EXERCISE INSTRUCTIONS: In the entries below, find the lines with the word "that" and copy them.

Collection entries:
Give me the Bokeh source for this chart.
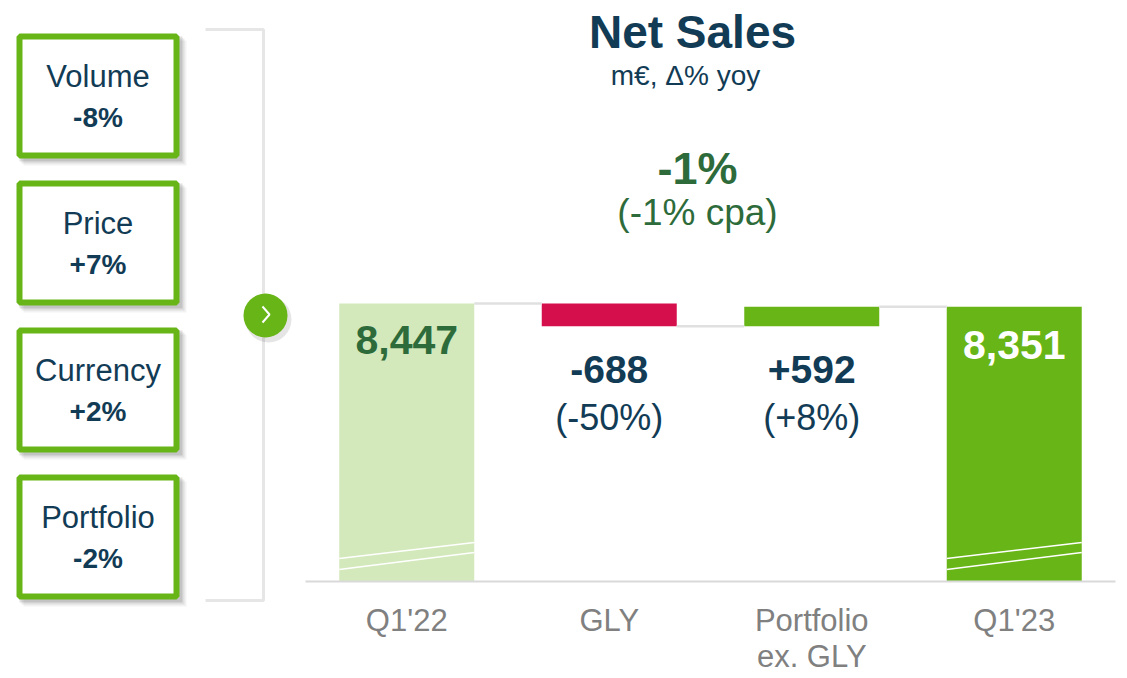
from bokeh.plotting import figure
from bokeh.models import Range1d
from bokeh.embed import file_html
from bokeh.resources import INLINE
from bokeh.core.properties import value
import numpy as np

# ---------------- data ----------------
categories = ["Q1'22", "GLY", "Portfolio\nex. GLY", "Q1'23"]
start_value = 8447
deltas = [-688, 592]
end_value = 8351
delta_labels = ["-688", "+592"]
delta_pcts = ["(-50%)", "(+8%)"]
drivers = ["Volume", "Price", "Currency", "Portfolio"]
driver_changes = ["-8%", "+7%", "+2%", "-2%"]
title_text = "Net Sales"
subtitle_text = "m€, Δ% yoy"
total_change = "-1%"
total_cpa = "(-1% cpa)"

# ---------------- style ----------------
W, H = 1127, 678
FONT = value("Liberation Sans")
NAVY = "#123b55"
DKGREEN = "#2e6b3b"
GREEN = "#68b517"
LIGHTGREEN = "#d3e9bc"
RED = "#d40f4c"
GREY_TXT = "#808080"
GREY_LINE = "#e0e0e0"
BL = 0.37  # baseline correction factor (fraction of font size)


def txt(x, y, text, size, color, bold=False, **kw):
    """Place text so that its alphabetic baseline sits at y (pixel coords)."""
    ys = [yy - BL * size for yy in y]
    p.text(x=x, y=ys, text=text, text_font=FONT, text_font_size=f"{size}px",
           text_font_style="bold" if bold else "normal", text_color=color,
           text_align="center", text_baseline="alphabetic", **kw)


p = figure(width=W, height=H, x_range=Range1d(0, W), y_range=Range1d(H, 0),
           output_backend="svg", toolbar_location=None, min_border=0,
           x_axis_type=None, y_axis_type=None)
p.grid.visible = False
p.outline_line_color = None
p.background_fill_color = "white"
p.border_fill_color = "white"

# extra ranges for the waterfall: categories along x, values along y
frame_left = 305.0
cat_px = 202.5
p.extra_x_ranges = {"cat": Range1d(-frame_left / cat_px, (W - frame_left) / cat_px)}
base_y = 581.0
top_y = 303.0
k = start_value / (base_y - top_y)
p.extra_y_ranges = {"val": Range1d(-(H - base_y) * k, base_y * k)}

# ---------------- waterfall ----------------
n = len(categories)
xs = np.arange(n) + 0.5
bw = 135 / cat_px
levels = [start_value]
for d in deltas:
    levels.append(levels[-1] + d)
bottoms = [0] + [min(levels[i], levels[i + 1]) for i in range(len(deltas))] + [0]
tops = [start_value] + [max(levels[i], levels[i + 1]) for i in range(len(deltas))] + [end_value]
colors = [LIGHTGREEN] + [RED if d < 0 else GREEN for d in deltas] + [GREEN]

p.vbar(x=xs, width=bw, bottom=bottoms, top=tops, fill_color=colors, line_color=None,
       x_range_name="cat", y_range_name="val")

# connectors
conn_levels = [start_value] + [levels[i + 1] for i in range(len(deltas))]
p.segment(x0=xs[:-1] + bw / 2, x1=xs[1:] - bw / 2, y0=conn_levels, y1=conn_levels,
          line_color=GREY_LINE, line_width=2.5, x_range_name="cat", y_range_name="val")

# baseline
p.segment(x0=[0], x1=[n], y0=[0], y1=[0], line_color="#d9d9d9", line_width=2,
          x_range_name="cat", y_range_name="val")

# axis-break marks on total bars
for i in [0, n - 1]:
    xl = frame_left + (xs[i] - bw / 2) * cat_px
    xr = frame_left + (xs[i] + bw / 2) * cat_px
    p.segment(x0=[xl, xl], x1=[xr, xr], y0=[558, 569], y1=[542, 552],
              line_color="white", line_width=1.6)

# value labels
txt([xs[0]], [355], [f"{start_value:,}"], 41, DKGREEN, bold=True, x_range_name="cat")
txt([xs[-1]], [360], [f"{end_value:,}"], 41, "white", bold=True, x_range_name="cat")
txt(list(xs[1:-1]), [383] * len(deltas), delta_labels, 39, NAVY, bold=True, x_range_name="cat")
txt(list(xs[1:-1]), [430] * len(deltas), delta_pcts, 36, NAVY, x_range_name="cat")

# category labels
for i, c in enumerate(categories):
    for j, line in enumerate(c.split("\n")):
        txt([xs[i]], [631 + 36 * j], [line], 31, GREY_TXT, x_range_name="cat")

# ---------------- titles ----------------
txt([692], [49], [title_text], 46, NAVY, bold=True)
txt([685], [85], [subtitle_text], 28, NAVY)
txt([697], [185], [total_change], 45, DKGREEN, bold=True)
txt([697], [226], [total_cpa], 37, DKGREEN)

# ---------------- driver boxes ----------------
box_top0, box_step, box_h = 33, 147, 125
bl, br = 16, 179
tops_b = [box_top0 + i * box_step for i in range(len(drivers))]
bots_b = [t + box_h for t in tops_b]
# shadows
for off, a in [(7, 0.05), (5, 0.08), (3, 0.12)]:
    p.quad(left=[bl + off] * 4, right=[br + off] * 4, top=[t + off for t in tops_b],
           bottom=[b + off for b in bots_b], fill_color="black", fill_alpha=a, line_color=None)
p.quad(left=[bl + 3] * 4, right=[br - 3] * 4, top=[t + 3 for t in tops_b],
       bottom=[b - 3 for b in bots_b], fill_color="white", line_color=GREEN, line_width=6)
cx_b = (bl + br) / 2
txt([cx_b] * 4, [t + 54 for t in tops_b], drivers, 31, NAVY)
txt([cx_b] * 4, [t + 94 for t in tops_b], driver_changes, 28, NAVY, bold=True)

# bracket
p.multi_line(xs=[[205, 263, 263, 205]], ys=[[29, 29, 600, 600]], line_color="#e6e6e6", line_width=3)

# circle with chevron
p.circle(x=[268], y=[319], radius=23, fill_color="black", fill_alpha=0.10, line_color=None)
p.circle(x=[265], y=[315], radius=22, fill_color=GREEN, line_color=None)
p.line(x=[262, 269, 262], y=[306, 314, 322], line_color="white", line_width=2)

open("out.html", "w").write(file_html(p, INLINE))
==
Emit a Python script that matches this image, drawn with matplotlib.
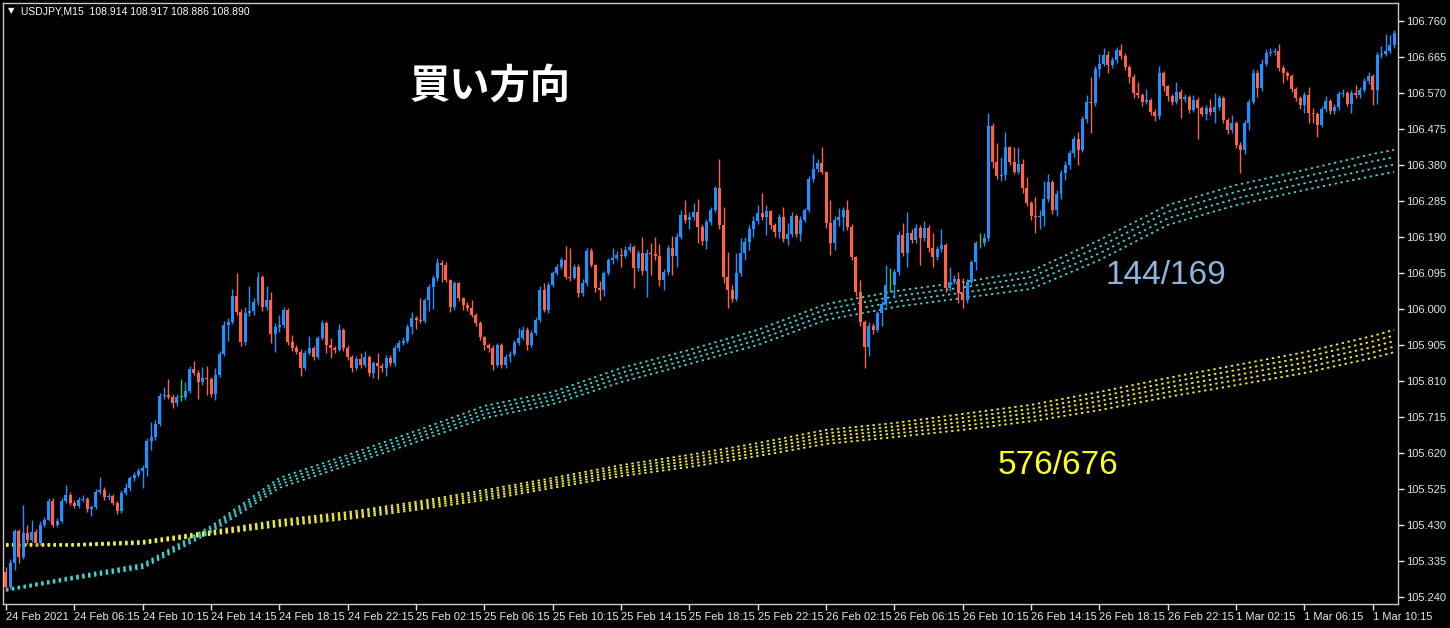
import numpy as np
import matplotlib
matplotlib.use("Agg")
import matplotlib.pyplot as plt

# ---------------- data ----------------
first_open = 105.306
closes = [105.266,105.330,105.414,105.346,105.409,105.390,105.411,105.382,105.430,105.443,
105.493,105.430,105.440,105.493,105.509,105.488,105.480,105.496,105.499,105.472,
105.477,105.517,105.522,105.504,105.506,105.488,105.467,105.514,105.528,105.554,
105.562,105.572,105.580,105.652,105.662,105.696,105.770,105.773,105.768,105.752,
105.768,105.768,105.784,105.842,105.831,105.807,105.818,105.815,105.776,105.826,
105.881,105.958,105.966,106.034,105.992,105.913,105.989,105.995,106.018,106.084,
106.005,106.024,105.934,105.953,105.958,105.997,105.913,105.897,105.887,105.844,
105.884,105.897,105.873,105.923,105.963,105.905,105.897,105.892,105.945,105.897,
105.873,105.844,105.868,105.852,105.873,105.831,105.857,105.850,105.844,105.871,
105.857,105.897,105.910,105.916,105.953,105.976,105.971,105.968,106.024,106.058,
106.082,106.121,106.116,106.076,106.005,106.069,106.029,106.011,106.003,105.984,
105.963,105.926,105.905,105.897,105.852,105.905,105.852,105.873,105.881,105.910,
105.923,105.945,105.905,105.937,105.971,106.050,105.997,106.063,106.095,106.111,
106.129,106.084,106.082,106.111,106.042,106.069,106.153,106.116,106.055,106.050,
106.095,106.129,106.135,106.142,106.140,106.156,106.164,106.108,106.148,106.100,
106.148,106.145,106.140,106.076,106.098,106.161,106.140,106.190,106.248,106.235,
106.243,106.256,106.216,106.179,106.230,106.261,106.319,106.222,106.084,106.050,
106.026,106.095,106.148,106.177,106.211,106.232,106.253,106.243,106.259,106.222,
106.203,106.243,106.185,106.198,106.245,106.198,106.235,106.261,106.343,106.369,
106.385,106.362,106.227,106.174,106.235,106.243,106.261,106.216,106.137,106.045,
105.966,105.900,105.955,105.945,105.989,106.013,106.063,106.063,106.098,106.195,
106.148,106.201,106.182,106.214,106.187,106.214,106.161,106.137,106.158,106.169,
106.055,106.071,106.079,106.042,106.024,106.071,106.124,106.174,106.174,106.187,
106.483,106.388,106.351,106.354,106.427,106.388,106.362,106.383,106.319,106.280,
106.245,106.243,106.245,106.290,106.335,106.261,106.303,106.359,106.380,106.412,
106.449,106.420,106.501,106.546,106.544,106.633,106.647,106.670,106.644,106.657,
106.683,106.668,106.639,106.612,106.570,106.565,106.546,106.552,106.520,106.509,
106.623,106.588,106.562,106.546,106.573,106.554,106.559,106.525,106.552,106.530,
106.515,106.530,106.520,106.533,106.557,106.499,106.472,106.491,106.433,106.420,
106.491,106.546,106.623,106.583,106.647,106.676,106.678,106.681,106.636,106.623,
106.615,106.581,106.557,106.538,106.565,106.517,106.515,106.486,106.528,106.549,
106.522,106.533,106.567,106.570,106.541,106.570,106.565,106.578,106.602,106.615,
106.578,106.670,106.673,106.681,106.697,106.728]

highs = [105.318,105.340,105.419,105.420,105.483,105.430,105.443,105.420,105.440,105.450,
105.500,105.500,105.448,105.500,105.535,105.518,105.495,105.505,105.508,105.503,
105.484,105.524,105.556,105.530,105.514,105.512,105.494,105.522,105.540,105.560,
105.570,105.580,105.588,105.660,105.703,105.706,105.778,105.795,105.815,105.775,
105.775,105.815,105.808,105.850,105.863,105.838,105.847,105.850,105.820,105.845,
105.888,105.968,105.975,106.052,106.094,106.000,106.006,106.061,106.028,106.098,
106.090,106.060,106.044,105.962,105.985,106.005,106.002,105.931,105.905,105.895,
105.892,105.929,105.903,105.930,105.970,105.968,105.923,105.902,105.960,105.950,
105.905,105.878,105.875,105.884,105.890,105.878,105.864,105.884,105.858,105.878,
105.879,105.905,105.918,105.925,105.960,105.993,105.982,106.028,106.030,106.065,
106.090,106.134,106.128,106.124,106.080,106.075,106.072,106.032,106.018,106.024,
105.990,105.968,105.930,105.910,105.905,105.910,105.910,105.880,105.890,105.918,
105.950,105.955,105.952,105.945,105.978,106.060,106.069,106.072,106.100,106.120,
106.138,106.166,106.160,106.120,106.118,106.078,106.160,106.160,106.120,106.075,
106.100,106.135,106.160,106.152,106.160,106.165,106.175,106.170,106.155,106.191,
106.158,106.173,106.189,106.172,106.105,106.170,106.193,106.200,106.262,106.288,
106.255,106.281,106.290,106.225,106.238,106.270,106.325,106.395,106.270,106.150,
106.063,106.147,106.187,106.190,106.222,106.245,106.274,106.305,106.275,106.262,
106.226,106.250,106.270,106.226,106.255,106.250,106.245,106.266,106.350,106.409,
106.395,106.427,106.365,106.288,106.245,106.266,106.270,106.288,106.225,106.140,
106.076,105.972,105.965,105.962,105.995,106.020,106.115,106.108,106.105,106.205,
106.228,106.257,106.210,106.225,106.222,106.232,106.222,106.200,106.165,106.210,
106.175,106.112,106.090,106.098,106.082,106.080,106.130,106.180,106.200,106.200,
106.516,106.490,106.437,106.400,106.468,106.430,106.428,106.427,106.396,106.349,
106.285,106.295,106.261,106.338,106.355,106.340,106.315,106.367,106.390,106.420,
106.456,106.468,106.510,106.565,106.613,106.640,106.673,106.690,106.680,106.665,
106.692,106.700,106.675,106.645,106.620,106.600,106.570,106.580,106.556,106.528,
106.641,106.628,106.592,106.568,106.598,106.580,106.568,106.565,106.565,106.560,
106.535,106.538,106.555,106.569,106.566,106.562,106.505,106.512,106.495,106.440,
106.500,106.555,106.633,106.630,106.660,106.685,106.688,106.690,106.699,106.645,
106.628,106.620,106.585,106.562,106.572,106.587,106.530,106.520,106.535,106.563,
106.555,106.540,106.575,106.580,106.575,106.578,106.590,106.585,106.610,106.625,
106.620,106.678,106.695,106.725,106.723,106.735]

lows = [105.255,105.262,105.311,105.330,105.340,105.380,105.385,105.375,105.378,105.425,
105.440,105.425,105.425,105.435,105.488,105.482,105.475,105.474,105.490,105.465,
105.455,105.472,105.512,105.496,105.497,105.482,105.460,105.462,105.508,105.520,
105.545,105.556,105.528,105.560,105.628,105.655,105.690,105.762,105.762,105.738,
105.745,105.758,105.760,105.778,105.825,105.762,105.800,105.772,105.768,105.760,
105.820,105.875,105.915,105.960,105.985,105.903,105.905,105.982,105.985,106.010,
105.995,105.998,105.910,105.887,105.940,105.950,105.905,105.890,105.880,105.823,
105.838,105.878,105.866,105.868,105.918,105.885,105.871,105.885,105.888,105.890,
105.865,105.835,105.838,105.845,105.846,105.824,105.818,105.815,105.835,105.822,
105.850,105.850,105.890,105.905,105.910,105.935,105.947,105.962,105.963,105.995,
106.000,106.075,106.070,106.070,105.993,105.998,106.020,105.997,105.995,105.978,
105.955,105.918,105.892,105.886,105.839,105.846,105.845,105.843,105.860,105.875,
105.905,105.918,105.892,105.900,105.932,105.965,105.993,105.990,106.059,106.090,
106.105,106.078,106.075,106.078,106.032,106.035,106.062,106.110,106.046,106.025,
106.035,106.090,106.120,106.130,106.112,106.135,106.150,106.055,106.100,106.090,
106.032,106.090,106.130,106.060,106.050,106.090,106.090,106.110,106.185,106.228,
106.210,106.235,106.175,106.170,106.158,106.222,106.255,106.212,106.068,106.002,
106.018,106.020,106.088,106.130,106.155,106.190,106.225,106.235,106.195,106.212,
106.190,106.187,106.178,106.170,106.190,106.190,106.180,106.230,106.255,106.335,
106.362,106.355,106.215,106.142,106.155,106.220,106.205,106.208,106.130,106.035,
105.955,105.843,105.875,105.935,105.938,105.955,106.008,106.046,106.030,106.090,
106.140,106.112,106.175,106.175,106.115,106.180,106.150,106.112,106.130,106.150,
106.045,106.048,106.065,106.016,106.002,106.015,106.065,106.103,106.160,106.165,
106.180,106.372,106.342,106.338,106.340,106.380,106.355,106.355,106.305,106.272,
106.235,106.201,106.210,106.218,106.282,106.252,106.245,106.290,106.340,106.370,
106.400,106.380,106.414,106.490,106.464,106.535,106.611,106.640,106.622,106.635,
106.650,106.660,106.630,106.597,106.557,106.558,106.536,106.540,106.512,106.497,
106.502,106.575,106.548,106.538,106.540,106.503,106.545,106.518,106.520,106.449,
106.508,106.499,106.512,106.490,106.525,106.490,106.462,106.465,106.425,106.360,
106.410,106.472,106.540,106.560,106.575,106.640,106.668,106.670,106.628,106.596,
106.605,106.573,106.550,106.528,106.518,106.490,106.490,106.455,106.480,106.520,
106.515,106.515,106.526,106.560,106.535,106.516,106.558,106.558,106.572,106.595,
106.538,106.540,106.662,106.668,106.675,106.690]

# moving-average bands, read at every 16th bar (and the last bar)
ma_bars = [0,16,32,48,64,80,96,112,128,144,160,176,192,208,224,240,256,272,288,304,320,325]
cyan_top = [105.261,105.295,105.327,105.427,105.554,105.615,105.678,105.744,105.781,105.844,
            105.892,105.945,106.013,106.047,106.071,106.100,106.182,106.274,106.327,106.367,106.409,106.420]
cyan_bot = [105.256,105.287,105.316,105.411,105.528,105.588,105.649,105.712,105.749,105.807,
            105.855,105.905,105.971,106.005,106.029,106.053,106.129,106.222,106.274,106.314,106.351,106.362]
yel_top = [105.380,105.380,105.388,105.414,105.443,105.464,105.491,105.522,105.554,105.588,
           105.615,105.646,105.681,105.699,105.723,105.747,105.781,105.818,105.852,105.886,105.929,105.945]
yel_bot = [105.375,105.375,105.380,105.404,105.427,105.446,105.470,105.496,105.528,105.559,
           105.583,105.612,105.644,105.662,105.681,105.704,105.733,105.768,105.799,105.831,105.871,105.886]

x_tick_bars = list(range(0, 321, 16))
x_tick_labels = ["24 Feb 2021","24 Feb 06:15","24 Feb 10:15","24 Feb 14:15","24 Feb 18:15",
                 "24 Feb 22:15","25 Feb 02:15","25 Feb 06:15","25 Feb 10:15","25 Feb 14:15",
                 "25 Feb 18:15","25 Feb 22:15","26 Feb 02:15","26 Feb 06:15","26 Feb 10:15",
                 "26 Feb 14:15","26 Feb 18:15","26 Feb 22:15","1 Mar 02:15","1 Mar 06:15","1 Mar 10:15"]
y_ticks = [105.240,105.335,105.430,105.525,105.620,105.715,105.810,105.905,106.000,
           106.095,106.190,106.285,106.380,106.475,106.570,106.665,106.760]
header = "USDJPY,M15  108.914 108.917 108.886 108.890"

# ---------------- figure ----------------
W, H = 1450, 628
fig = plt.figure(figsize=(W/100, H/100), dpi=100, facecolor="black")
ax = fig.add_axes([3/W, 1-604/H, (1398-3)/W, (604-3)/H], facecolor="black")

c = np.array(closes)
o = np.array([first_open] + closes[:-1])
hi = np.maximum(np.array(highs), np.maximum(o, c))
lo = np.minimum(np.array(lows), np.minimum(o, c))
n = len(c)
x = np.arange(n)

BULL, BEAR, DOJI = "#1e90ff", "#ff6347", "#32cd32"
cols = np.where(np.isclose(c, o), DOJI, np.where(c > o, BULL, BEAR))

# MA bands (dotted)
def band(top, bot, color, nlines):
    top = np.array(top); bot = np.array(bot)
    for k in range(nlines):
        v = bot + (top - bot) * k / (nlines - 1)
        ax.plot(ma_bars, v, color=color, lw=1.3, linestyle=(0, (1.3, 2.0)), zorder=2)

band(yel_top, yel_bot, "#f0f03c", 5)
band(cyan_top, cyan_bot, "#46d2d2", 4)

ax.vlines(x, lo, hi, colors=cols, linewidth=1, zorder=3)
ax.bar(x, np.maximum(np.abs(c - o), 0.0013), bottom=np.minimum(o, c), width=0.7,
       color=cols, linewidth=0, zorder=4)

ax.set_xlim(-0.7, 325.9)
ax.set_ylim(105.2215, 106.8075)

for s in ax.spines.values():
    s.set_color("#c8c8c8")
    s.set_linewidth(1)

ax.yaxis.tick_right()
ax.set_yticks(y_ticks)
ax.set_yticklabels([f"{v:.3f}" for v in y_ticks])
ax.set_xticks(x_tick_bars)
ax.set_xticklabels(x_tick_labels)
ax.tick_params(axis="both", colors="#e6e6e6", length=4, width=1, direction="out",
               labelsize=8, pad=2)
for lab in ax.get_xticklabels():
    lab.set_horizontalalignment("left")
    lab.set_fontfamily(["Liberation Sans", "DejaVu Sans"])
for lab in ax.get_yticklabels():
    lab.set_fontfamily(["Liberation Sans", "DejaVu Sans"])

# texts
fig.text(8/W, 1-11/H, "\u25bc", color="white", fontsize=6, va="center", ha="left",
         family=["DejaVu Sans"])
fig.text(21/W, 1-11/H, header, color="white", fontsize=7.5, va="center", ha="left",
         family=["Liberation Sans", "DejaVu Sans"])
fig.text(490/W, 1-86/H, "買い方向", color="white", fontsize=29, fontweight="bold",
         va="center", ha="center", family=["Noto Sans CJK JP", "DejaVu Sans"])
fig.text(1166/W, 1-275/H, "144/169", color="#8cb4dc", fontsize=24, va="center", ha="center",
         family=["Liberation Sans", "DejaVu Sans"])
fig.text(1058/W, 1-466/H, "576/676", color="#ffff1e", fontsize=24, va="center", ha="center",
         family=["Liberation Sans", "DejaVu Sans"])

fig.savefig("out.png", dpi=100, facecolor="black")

OUTPUT FOR THIS TASK:
    """Place text so that its alphabetic baseline sits at y (pixel coords)."""
Emit a Python script that matches this image, drawn with matplotlib.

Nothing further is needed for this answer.